Moscou a menacé à plusieurs reprises de se retirer de l’accord sur les céréales, négocié en juillet 2022 par l’ONU et la Turquie, qui permet à l’Ukraine d’exporter ses céréales par un couloir maritime sécurisé, si les obstacles à ses propres exportations, notamment d’engrais, n’étaient pas levés. Pour l’instant, la Russie a accepté de le prolonger jusqu’au 18 mai.

Si la Russie décide d’enterrer l’accord, les États-Unis et leurs alliés pourraient présenter une résolution au Conseil de sécurité demandant son renouvellement. En vertu de nouvelles règles établies en 2022, le veto de la Russie obligerait Moscou à expliquer sa décision devant les 193 membres de l’Assemblée générale. Elle pourrait y faire l’objet de vives critiques l’accusant d’aggraver la crise alimentaire mondiale.

«Cela poserait des questions très délicates à des membres comme la Suisse, car certaines personnes diraient: ‘Vous adoptez une résolution pour un effet théâtral; est-ce que cela ne rend pas encore plus difficile de ramener les Russes dans le giron de l’accord?’», estime Richard Gowan.

La guerre en Ukraine pourrait aussi être à l’ordre du jour si Kiev décide de lancer en mai sa contre-offensive. Selon Richard Gowan, une escalade du conflit pourrait inciter un pays comme le Brésil à demander un cessez-le-feu au Conseil de sécurité, ce à quoi les puissances occidentales s’opposeraient probablement. La Suisse, quant à elle, pourrait subir des pressions des puissances rivales pour choisir son camp.

La fermeture potentielle de deux postes-frontière – qui expirent en mai – permettant à l’aide humanitaire d’entrer en Syrie depuis la Turquie, que le président syrien Bachar el-Assad a accepté d’ouvrir à la suite des tremblements de terre de février, pourrait également faire l’objet de débats houleux. Il en va de même pour une éventuelle décision, attendue en mai, de l’ONU de se retirer d’Afghanistan, à la suite de la décision des talibans de bannir les femmes de l’organisation. Enfin, le Conseil de sécurité décidera également de prolonger ou non un embargo sur les armes à destination du Soudan du Sud, une question clivante.

«On risque de voir se succéder des débats vraiment difficiles sur l’Afghanistan, la Syrie, l’Ukraine.

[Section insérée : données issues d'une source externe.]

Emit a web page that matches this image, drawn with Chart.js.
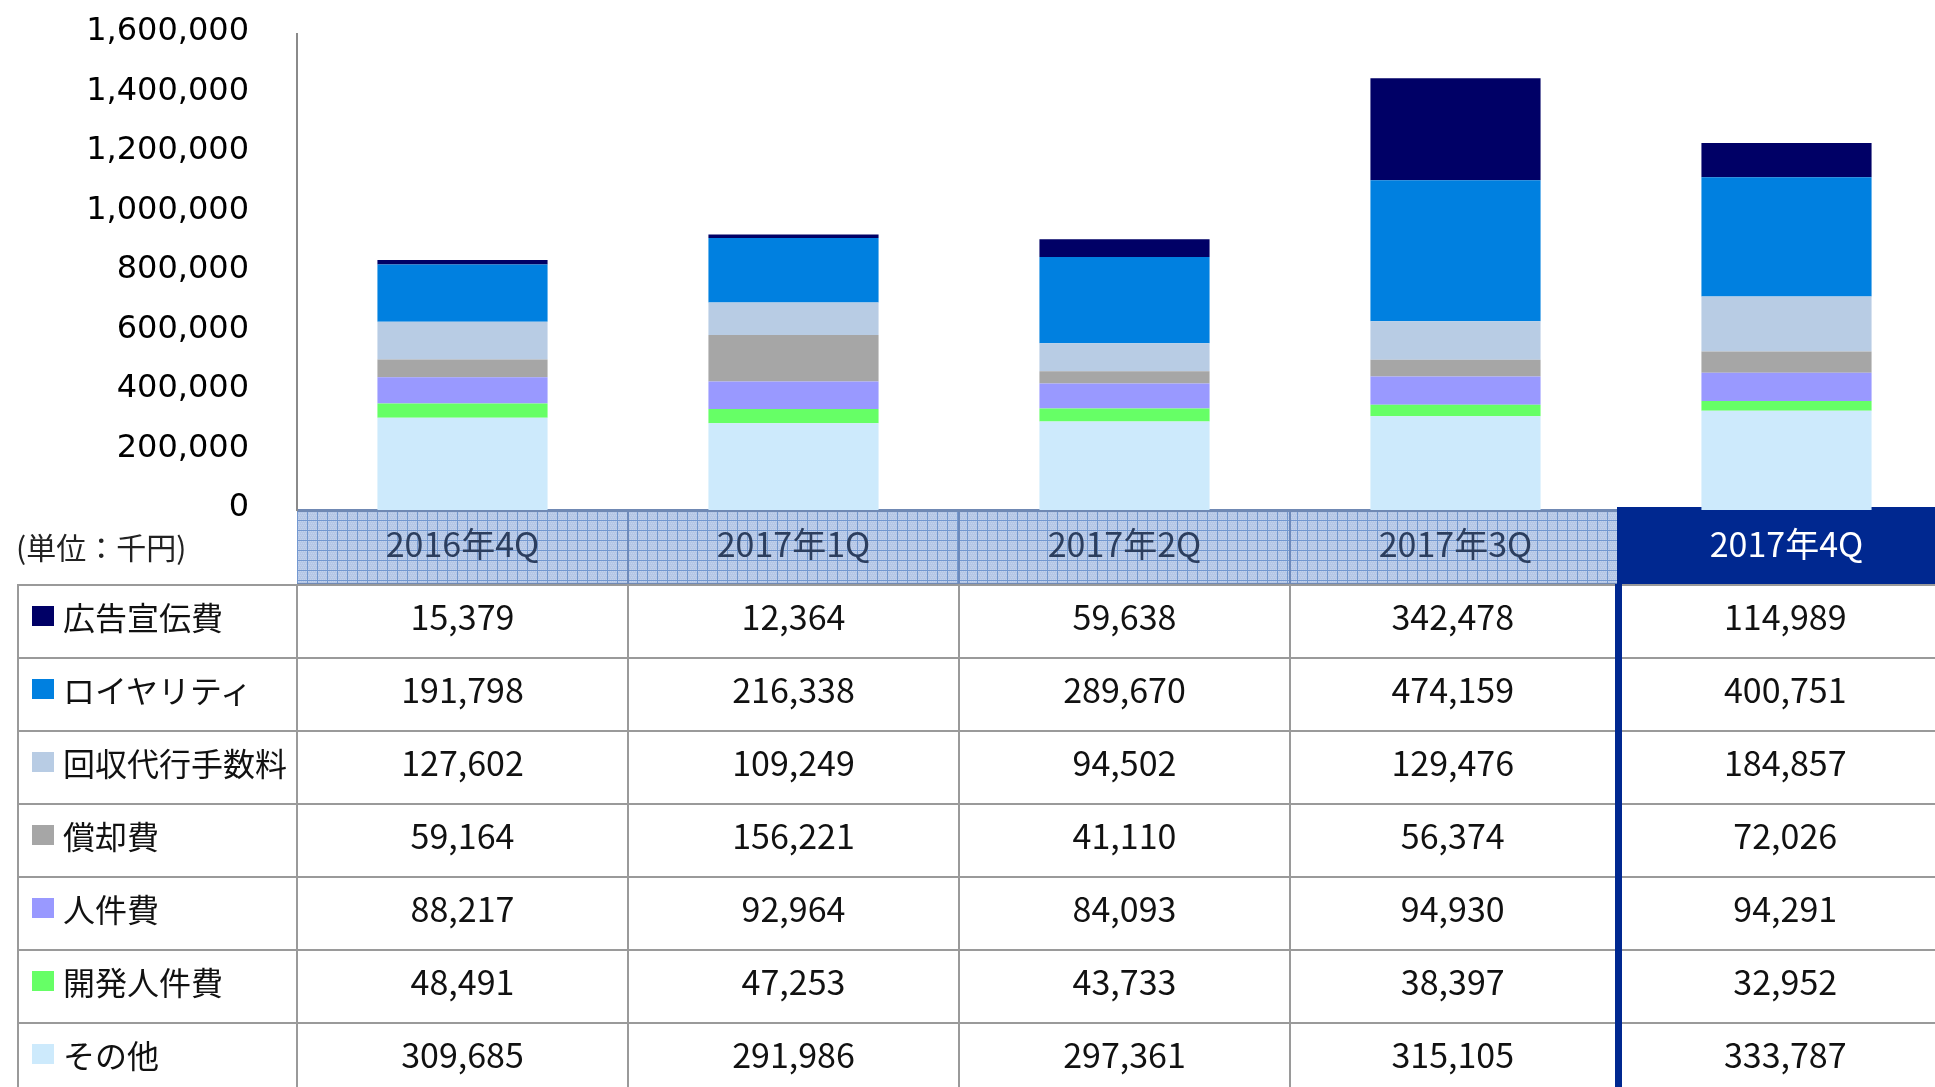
<!DOCTYPE html>
<html lang="ja">
<head>
<meta charset="utf-8">
<title>費用内訳</title>
<script src="https://cdn.jsdelivr.net/npm/chart.js@4.4.1/dist/chart.umd.min.js"></script>
<style>
  html, body { margin: 0; padding: 0; background: #fff; overflow: hidden; }
  #wrap { position: relative; width: 1935px; height: 1087px; overflow: hidden; }
  #chartBox { position: absolute; left: 0; top: 0; }
  #unit { position: absolute; left: 16px; top: 526px; font-family: 'Noto Sans CJK JP', sans-serif; font-size: 30px; color: #222; line-height: 40px; white-space: nowrap; }
  #costTable { position: absolute; left: 17px; top: 584px; width: 1932px; border-collapse: collapse; table-layout: fixed;
    font-family: 'Noto Sans CJK JP', sans-serif; font-size: 34px; color: #111; }
  #costTable tr { height: 73px; }
  #costTable td { border: 2px solid #9a9a9a; padding: 0 0 12px 0; text-align: center; vertical-align: middle; line-height: 40px; }
  #costTable td.name { text-align: left; font-size: 32px; }
  #costTable td.current { border-left: 7px solid #002890; }
  .lab { display: flex; align-items: center; white-space: nowrap; }
  .sw { display: inline-block; width: 22px; height: 20px; margin: 0 9px 0 13px; flex: none; }
</style>
</head>
<body>
<div id="wrap">
  <div id="chartBox"><canvas id="costChart" width="1952" height="585"></canvas></div>
  <div id="unit">(単位：千円)</div>
  <table id="costTable">
    <colgroup>
      <col style="width:279px"><col style="width:331px"><col style="width:331px">
      <col style="width:331px"><col style="width:328px"><col style="width:332px">
    </colgroup>
    <tbody id="tableBody"></tbody>
  </table>
</div>
<script>
// 四半期
const quarters = ['2016年4Q', '2017年1Q', '2017年2Q', '2017年3Q', '2017年4Q'];

// 費用項目 (単位：千円)
const adCost = [15379, 12364, 59638, 342478, 114989];          // 広告宣伝費
const royalty = [191798, 216338, 289670, 474159, 400751];      // ロイヤリティ
const collectionFee = [127602, 109249, 94502, 129476, 184857]; // 回収代行手数料
const amortization = [59164, 156221, 41110, 56374, 72026];     // 償却費
const personnel = [88217, 92964, 84093, 94930, 94291];         // 人件費
const devPersonnel = [48491, 47253, 43733, 38397, 32952];      // 開発人件費
const others = [309685, 291986, 297361, 315105, 333787];       // その他

const itemNames = ['広告宣伝費', 'ロイヤリティ', '回収代行手数料', '償却費', '人件費', '開発人件費', 'その他'];
const itemValues = [adCost, royalty, collectionFee, amortization, personnel, devPersonnel, others];
const itemColors = ['#000066', '#0080e0', '#b8cce4', '#a6a6a6', '#9999ff', '#66ff66', '#cdeafc'];

// 縦軸の目盛り
const yTicks = [0, 200000, 400000, 600000, 800000, 1000000, 1200000, 1400000, 1600000];

const fmt = v => v.toLocaleString('en-US');

// 表 (下段)
const body = document.getElementById('tableBody');
itemNames.forEach((name, i) => {
  const tr = document.createElement('tr');
  const th = document.createElement('td');
  th.className = 'name';
  th.innerHTML = '<div class="lab"><span class="sw" style="background:' + itemColors[i] + '"></span><span>' + name + '</span></div>';
  tr.appendChild(th);
  itemValues[i].forEach((v, j) => {
    const td = document.createElement('td');
    if (j === quarters.length - 1) td.className = 'current';
    td.textContent = fmt(v);
    tr.appendChild(td);
  });
  body.appendChild(tr);
});

// 見出し行の網目
function gridPattern(ctx) {
  const c = document.createElement('canvas');
  c.width = 10; c.height = 10;
  const g = c.getContext('2d');
  g.fillStyle = '#b5c7e6';
  g.fillRect(0, 0, 10, 10);
  g.fillStyle = '#c4d3ec';
  for (let y = 1; y < 10; y += 2) {
    for (let x = (y % 4 === 1 ? 1 : 2); x < 10; x += 2) g.fillRect(x, y, 1, 1);
  }
  g.fillStyle = '#7398d0';
  g.fillRect(0, 0, 10, 1);
  g.fillRect(0, 0, 1, 10);
  return ctx.createPattern(c, 'repeat');
}

const headerBand = {
  id: 'headerBand',
  beforeDraw(chart) {
    const ctx = chart.ctx;
    const x = chart.scales.x;
    const top = chart.chartArea.bottom;
    const h = chart.height - top;
    const step = (x.right - x.left) / quarters.length;
    const lastLeft = x.left + step * (quarters.length - 1) - 4;
    ctx.save();
    ctx.translate(x.left, top);
    ctx.fillStyle = gridPattern(ctx);
    ctx.fillRect(0, 0, lastLeft - x.left, h);
    ctx.restore();
    ctx.save();
    ctx.fillStyle = '#6c89bb';
    for (let i = 1; i < quarters.length - 1; i++) {
      ctx.fillRect(Math.round(x.left + step * i) - 1, top, 2, h);
    }
    ctx.fillStyle = '#7089b4';
    ctx.fillRect(x.left, top - 1, lastLeft - x.left, 3);
    ctx.fillRect(x.left, chart.height - 2, lastLeft - x.left, 2);
    ctx.fillStyle = '#002890';
    ctx.fillRect(lastLeft, top - 3, x.right - lastLeft, h + 3);
    ctx.restore();
  }
};

const datasets = itemNames.map((name, i) => ({
  label: name,
  data: itemValues[i],
  backgroundColor: itemColors[i],
  borderWidth: 0,
  categoryPercentage: 1,
  barPercentage: 0.514
})).reverse();

new Chart(document.getElementById('costChart'), {
  type: 'bar',
  data: { labels: quarters, datasets: datasets },
  plugins: [headerBand],
  options: {
    responsive: false,
    animation: false,
    devicePixelRatio: 1,
    layout: { padding: { top: 34, left: 0, right: 0, bottom: 0 } },
    plugins: {
      legend: { display: false },
      tooltip: { enabled: false }
    },
    scales: {
      x: {
        stacked: true,
        grid: { display: false, drawTicks: false },
        border: { display: false },
        ticks: {
          autoSkip: false,
          maxRotation: 0,
          padding: 14,
          font: { family: "'Noto Sans CJK JP', sans-serif", size: 34 },
          color: c => (c.index === quarters.length - 1 ? '#ffffff' : '#2c3e5e')
        },
        afterFit: s => { s.height = 75; }
      },
      y: {
        stacked: true,
        min: 0,
        max: yTicks[yTicks.length - 1],
        afterBuildTicks: s => { s.ticks = yTicks.map(v => ({ value: v })); },
        grid: { display: false, drawTicks: false },
        border: { display: true, color: '#8a8a8a', width: 2 },
        ticks: {
          padding: 48,
          labelOffset: -2,
          color: '#000',
          font: { family: "'DejaVu Sans', sans-serif", size: 32 },
          callback: v => fmt(v)
        },
        afterFit: s => { s.width = 297; s.paddingTop = 0; s.paddingBottom = 0; }
      }
    }
  }
});
</script>
</body>
</html>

Le grand test pour la Suisse va être de savoir si elle peut garder son calme et son professionnalisme. Peut-elle gérer des réunions très difficiles? Peut-elle garder le contrôle de la situation?», analyse Richard Gowan.

À quoi ressemblerait une présidence réussie pour la Suisse?

«Le succès au Conseil de sécurité est une notion collective, indique Ueli Staeger. Et le succès au niveau multilatéral doit être mesuré différemment que dans la politique intérieure ou bilatérale.»

Le Conseil reste le principal endroit où toutes les puissances du monde se rencontrent. Et dans le contexte géopolitique actuel, son maintien à flot exige plus d’efforts de son président.

«En évaluant le succès de la présidence suisse du Conseil de sécurité, nous devons être conscients que les relations entre plusieurs de ses membres sont actuellement très difficiles», souligne le chercheur.